[TASK]:
Drop every picture. Then return, exactly, the lines from the beginning of the listing below through the one containing "const points = mapValues.map((m, i)".

*** DATA LINES ***

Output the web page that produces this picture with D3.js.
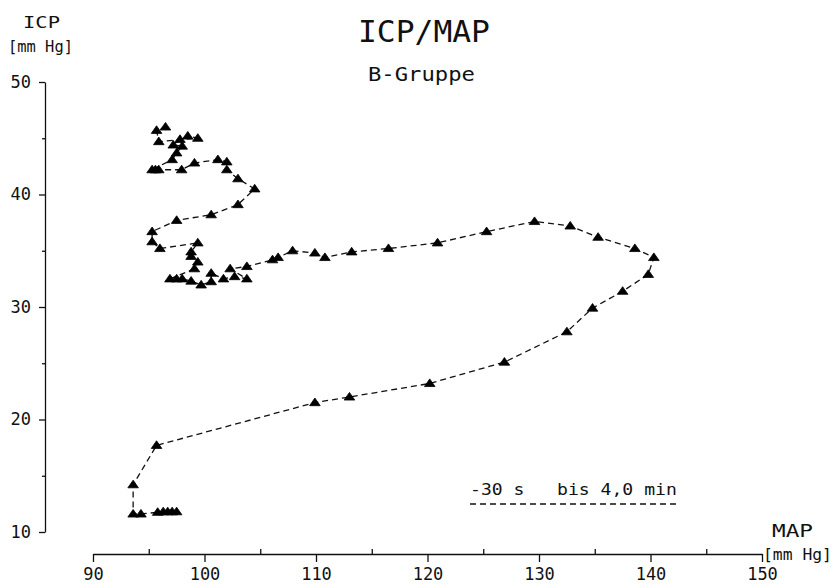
<!DOCTYPE html>
<html>
<head>
<meta charset="utf-8">
<script src="https://cdn.jsdelivr.net/npm/d3@7"></script>
<style>
  html, body { margin: 0; padding: 0; background: #fff; }
  svg { display: block; }
  text { font-family: "DejaVu Sans Mono", monospace; fill: #111; white-space: pre; }
</style>
</head>
<body>
<svg id="chart" width="834" height="587"></svg>
<script>
// ---- data ----
const mapValues = [
  97.5, 97.1, 96.7, 96.3, 95.8, 94.3, 93.6, 93.6, 95.7,
  109.9, 113.0, 120.2, 126.9, 132.5, 134.8, 137.5, 139.8, 140.3,
  138.6, 135.3, 132.8, 129.6, 125.3, 120.9, 116.5, 113.2, 110.8,
  109.9, 107.9, 106.6, 106.1, 103.8, 102.3, 103.8, 102.7, 101.7,
  100.6, 100.6, 99.7, 98.8, 98.0, 97.5, 96.9, 99.1, 99.4, 98.8,
  98.8, 99.4, 96.0, 95.3, 95.3, 97.5, 100.6, 103.0, 104.5, 103.0,
  102.0, 102.0, 101.2, 99.1, 97.95, 95.9, 95.6, 95.3, 97.1, 97.5,
  98.0, 97.2, 97.8, 98.5, 99.4, 95.9, 95.7, 96.5
];
const icpValues = [
  11.8, 11.8, 11.8, 11.8, 11.75, 11.6, 11.6, 14.2, 17.7,
  21.5, 22.0, 23.2, 25.1, 27.8, 29.9, 31.4, 32.9, 34.4,
  35.2, 36.2, 37.2, 37.6, 36.7, 35.7, 35.2, 34.9, 34.4,
  34.8, 35.0, 34.4, 34.2, 33.6, 33.4, 32.5, 32.7, 32.5,
  33.0, 32.25, 31.96, 32.3, 32.5, 32.5, 32.5, 33.4, 34.0, 34.5,
  34.9, 35.7, 35.2, 35.8, 36.7, 37.7, 38.2, 39.1, 40.5, 41.4,
  42.2, 42.9, 43.1, 42.8, 42.2, 42.2, 42.2, 42.2, 43.1, 43.7,
  44.3, 44.4, 44.9, 45.2, 45.0, 44.7, 45.7, 46.0
];
const xMajorTicks = [90, 100, 110, 120, 130, 140, 150];
const xMinorTicks = [95, 105, 115, 125, 135, 145];
const yMajorTicks = [10, 20, 30, 40, 50];
const yMinorTicks = [15, 25, 35, 45];
const titleText = "ICP/MAP";
const subtitleText = "B-Gruppe";
const yLabel = ["ICP", "[mm Hg]"];
const xLabel = ["MAP", "[mm Hg]"];
const legendText = "-30 s   bis 4,0 min";

const points = mapValues.map((m, i) => ({ map: m, icp: icpValues[i] }));

// ---- layout ----
const svg = d3.select("#chart");
const x = d3.scaleLinear().domain([90, 150]).range([93, 762]);
const y = d3.scaleLinear().domain([10, 50]).range([532, 82]);
const xAxisY = 554;
const yAxisX = 45;

// ---- axes ----
function styleAxis(g) {
  g.select(".domain").attr("stroke", "#111").attr("stroke-width", 1.3);
  g.selectAll(".tick line").attr("stroke", "#111").attr("stroke-width", 1.3);
}

const gx = svg.append("g").attr("transform", `translate(0,${xAxisY})`)
  .call(d3.axisBottom(x).tickValues(xMajorTicks).tickSize(8).tickSizeOuter(0).tickPadding(6).tickFormat(d3.format("d")));
styleAxis(gx);
gx.selectAll(".tick text").attr("font-family", "DejaVu Sans Mono").attr("font-size", 17).attr("fill", "#111");

const gxm = svg.append("g").attr("transform", `translate(0,${xAxisY})`)
  .call(d3.axisTop(x).tickValues(xMinorTicks).tickSize(5).tickSizeOuter(0).tickFormat(""));
styleAxis(gxm);
gxm.select(".domain").remove();

const gy = svg.append("g").attr("transform", `translate(${yAxisX},0)`)
  .call(d3.axisLeft(y).tickValues(yMajorTicks).tickSize(6).tickSizeOuter(0).tickPadding(8).tickFormat(d3.format("d")));
styleAxis(gy);
gy.selectAll(".tick text").attr("font-family", "DejaVu Sans Mono").attr("font-size", 17).attr("fill", "#111");

const gym = svg.append("g").attr("transform", `translate(${yAxisX},0)`)
  .call(d3.axisLeft(y).tickValues(yMinorTicks).tickSize(3).tickSizeOuter(0).tickFormat(""));
styleAxis(gym);
gym.select(".domain").remove();

// ---- line ----
const line = d3.line().x(d => x(d.map)).y(d => y(d.icp));
svg.append("path")
  .datum(points)
  .attr("d", line)
  .attr("fill", "none")
  .attr("stroke", "#111")
  .attr("stroke-width", 1.3)
  .attr("stroke-dasharray", "6,4");

// ---- markers (flat triangles) ----
const flatTriangle = {
  draw(ctx, size) {
    const w = Math.sqrt(size) * 1.5;
    const h = w * 0.72;
    ctx.moveTo(0, -h * 0.6);
    ctx.lineTo(w / 2, h * 0.4);
    ctx.lineTo(-w / 2, h * 0.4);
    ctx.closePath();
  }
};
svg.append("g").selectAll("path")
  .data(points)
  .join("path")
  .attr("transform", d => `translate(${x(d.map)},${y(d.icp)})`)
  .attr("d", d3.symbol().type(flatTriangle).size(50))
  .attr("fill", "#000")
  .attr("stroke", "#000")
  .attr("stroke-width", 0.8)
  .attr("stroke-linejoin", "round");

// ---- texts: natural glyphs, horizontally scaled to the reference width ----
function fitText(str, left, baseline, size, width) {
  const g = svg.append("g");
  const t = g.append("text").attr("x", 0).attr("y", 0).attr("font-size", size).text(str);
  const natural = t.node().getComputedTextLength();
  const sx = width / natural;
  g.attr("transform", `translate(${left},${baseline}) scale(${sx},1)`);
  return t;
}

fitText(titleText, 358, 42, 30, 132);
fitText(subtitleText, 368, 81, 19, 107);

fitText(yLabel[0], 23, 28, 16, 37);
fitText(yLabel[1], 8, 52, 15, 65);

fitText(xLabel[0], 772, 537, 18, 41);
fitText(xLabel[1], 763, 560, 15, 69);

// ---- legend ----
fitText(legendText, 470, 495, 16, 207);
svg.append("line")
  .attr("x1", 470).attr("x2", 677).attr("y1", 504).attr("y2", 504)
  .attr("stroke", "#111").attr("stroke-width", 1.3).attr("stroke-dasharray", "6,4");
</script>
</body>
</html>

***

[ANSWER TO THIS TASK]:
Output the web page that produces this picture with D3.js.
<!DOCTYPE html>
<html>
<head>
<meta charset="utf-8">
<script src="https://cdn.jsdelivr.net/npm/d3@7"></script>
<style>
  html, body { margin: 0; padding: 0; background: #fff; }
  svg { display: block; }
  text { font-family: "DejaVu Sans Mono", monospace; fill: #111; white-space: pre; }
</style>
</head>
<body>
<svg id="chart" width="834" height="587"></svg>
<script>
// ---- data ----
const mapValues = [
  97.5, 97.1, 96.7, 96.3, 95.8, 94.3, 93.6, 93.6, 95.7,
  109.9, 113.0, 120.2, 126.9, 132.5, 134.8, 137.5, 139.8, 140.3,
  138.6, 135.3, 132.8, 129.6, 125.3, 120.9, 116.5, 113.2, 110.8,
  109.9, 107.9, 106.6, 106.1, 103.8, 102.3, 103.8, 102.7, 101.7,
  100.6, 100.6, 99.7, 98.8, 98.0, 97.5, 96.9, 99.1, 99.4, 98.8,
  98.8, 99.4, 96.0, 95.3, 95.3, 97.5, 100.6, 103.0, 104.5, 103.0,
  102.0, 102.0, 101.2, 99.1, 97.95, 95.9, 95.6, 95.3, 97.1, 97.5,
  98.0, 97.2, 97.8, 98.5, 99.4, 95.9, 95.7, 96.5
];
const icpValues = [
  11.8, 11.8, 11.8, 11.8, 11.75, 11.6, 11.6, 14.2, 17.7,
  21.5, 22.0, 23.2, 25.1, 27.8, 29.9, 31.4, 32.9, 34.4,
  35.2, 36.2, 37.2, 37.6, 36.7, 35.7, 35.2, 34.9, 34.4,
  34.8, 35.0, 34.4, 34.2, 33.6, 33.4, 32.5, 32.7, 32.5,
  33.0, 32.25, 31.96, 32.3, 32.5, 32.5, 32.5, 33.4, 34.0, 34.5,
  34.9, 35.7, 35.2, 35.8, 36.7, 37.7, 38.2, 39.1, 40.5, 41.4,
  42.2, 42.9, 43.1, 42.8, 42.2, 42.2, 42.2, 42.2, 43.1, 43.7,
  44.3, 44.4, 44.9, 45.2, 45.0, 44.7, 45.7, 46.0
];
const xMajorTicks = [90, 100, 110, 120, 130, 140, 150];
const xMinorTicks = [95, 105, 115, 125, 135, 145];
const yMajorTicks = [10, 20, 30, 40, 50];
const yMinorTicks = [15, 25, 35, 45];
const titleText = "ICP/MAP";
const subtitleText = "B-Gruppe";
const yLabel = ["ICP", "[mm Hg]"];
const xLabel = ["MAP", "[mm Hg]"];
const legendText = "-30 s   bis 4,0 min";

const points = mapValues.map((m, i) => ({ map: m, icp: icpValues[i] }));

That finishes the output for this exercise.